The State of Fiction: Don DeLillo in the 21st Century
10 June 2015, University of Sussex
Writing also means trying to advance the art. Fiction hasn’t quite been filled in or done in or worked out. We make our small leaps. Don DeLillo, 1982
This one-day conference will address the state of fiction in contemporary American culture by focusing on the extensive oeuvre of Don DeLillo, from the 1970s to the present day and beyond. DeLillo commented shortly after the publication of The Names that fiction had not yet been ‘filled in,’ ‘done in,’ or ‘worked out.’ How do we read this thirty years later, in the shadow of not only DeLillo’s major works but also the events that have characterised our move into the Twenty-First Century? How have DeLillo’s small leaps between the New York of Players (1977) and the New York of Falling Man (2007) ‘filled in’ fiction? Has DeLillo’s pervasive influence across contemporary American culture ‘done in’ postmodernism? Is the novel in the Twenty First Century already ‘worked out’?

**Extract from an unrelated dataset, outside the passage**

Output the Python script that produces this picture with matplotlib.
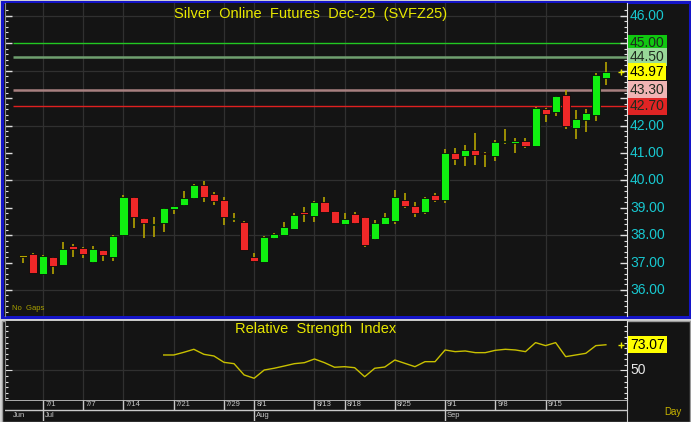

Proposals for presentations of 20 minutes or for pre-formed panels of 1 hour are invited; topics, which should be rooted in the work of DeLillo, may include but are not limited to:
· The novelist in contemporary (American) culture: canonicity, influence, consumption
· New contexts: 9/11, Occupy, neoliberalism, globalisation
· ‘The Power of History’: the state and the shadow-state, popular culture, paranoia
· New realisms: crisis, terror, apocalypse, childhood, metafiction
· Language: the individual and the crowd, the everyday and the event, ekphrasis
· New forms: genres, adaptations, translations, multilingualism
· The ends of postmodernism? Forebears, afterlives, lateness
· Environment, global warming and waste
Submissions that are interdisciplinary in nature are particularly encouraged. Abstracts of up to 250 words in length and a brief biographical note should be submitted at delilloconference2015.wordpress.com by 19 March 2015.